Tenho orgulho de ter jogado partidas memoráveis com você, meu amigo.
Muito boa escrita, resumiu tudo. Pode explorar em outro texto os sentimentos controversos quando disputados com aquele que sempre ganham?
Sinto que as pessoas as vê tão mal quanto aquele que joga desinteressado.
Douglas,
Saudades do amigo! Espero que esteja tudo bem aí.
Bem, todos nós somos um pouco competitivos e, uma pessoa mais competitiva no grupo acaba atiçando a competitividade das outras. As vezes o cara é muito convencido e os demais se ressentem. As vezes o cara fica fazendo “trash talk” durante o jogo. Sei lá. Eu acho que são essas as principais questões que fazem um “mau vencedor”.
Existem questões de dinâmica. Se um jogador tem uma postura muito agressiva ou de marcação e acabou caindo em um grupo de gente mais tranquila, pode ser que estas se ressintam.
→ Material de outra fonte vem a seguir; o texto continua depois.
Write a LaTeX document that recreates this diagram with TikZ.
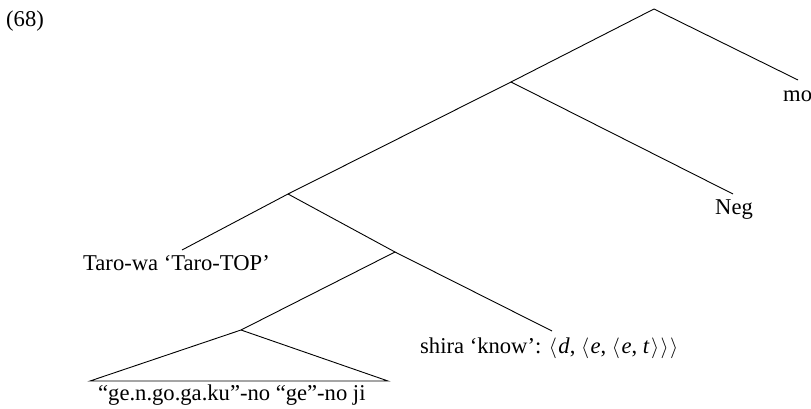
\documentclass[tikz,border=0pt]{standalone}
\usepackage{fontspec}
\setmainfont{Liberation Serif}
\newcommand{\la}{$\langle$\kern1.5pt}
\newcommand{\ra}{\kern1.5pt$\rangle$}
\begin{document}
\begin{tikzpicture}[x=1pt,y=-1pt,
  branch/.style={line width=0.9pt},
  leaf/.style={anchor=base west, inner sep=0pt, font=\fontsize{22.6}{27}\selectfont}]
\useasboundingbox (0,0) rectangle (811,409);
% tree junctions
\coordinate (root) at (654,9);
\coordinate (n1) at (511,82);
\coordinate (n2) at (288,194);
\coordinate (n3) at (395,252);
\coordinate (n4) at (241,330);
% branch ends
\coordinate (moEnd) at (798,80);
\coordinate (negEnd) at (733,194);
\coordinate (taroEnd) at (182,250);
\coordinate (shiraEnd) at (552,331);
\coordinate (triL) at (90,381);
\coordinate (triR) at (388,381);
% labels
\node[leaf] (ex) at (6,27) {(68)};
\node[leaf] (mo) at (783,102) {mo};
\node[leaf] (neg) at (715,214) {Neg};
\node[leaf] (taro) at (83,270) {Taro-wa ‘Taro-TOP’};
\node[leaf] (shira) at (420,353) {shira ‘know’: \la\textit{d}\/, \la\textit{e}\/, \la\textit{e}\/, \textit{t}\/\ra\ra\ra};
\node[leaf] (ji) at (98,400) {“ge.n.go.ga.ku”-no “ge”-no ji};
% branches
\draw[branch] (root) -- (moEnd);
\draw[branch] (root) -- (n1);
\draw[branch] (n1) -- (negEnd);
\draw[branch] (n1) -- (n2);
\draw[branch] (n2) -- (taroEnd);
\draw[branch] (n2) -- (n3);
\draw[branch] (n3) -- (shiraEnd);
\draw[branch] (n3) -- (n4);
\draw[branch] (n4) -- (triL) -- (triR) -- cycle;
\end{tikzpicture}
\end{document}
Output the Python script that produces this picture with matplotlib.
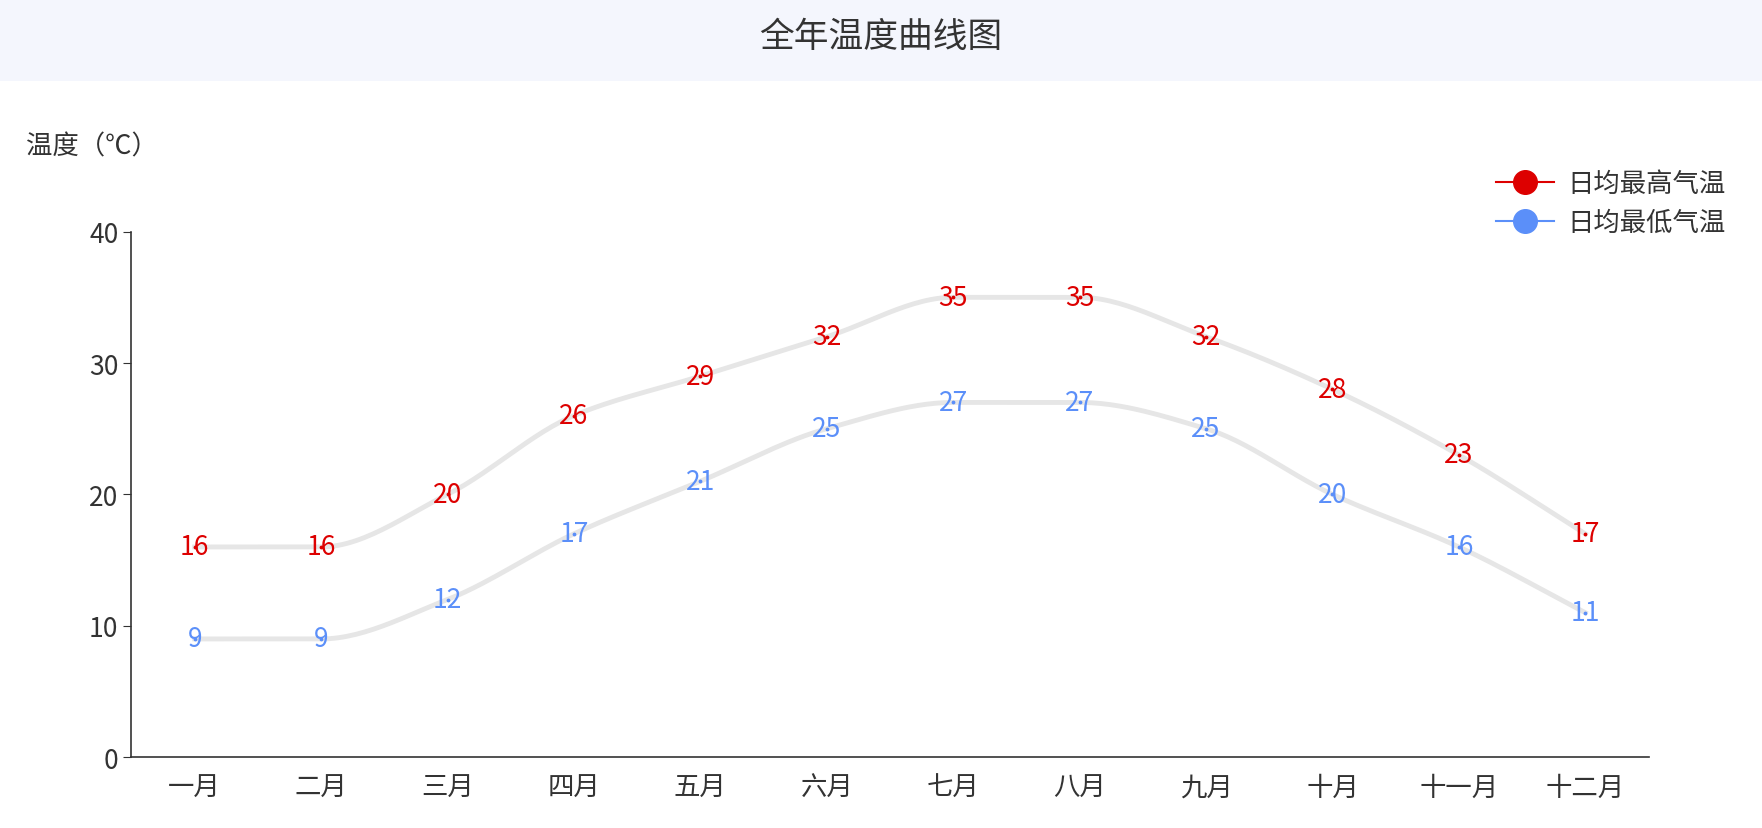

Ou o contrário, vão reclamar que o cara deixou o barco correr frouxo e isso ajudou quem jogava depois dele.
Vou dar o exemplo do nosso grupo jogando Catan: a gente trocava tudo na maior tranquilidade. Um cara que chegasse querendo negociar muito agressivamente provavelmente mexeria em toda a dinâmica da nossa mesa.
Eu costumo jogar com gente muito mais experiente que eu e perco muito para eles. Fiquei em último em uma partida de eclipse no domingo. Mas tive meus momentos. Me divirto com isso.
Bem colocado! Os jogos são, por Natureza, lazer, mas não significa que você não busque o seu melhor resultado – mas acredito que limita o esforço que um atleta de ponta teria para obter o máximo.
Outro bom exemplo foi a Fadinha, com tanto prazer no que faz, quase esqueceu que está no maior evento esportivo da Terra.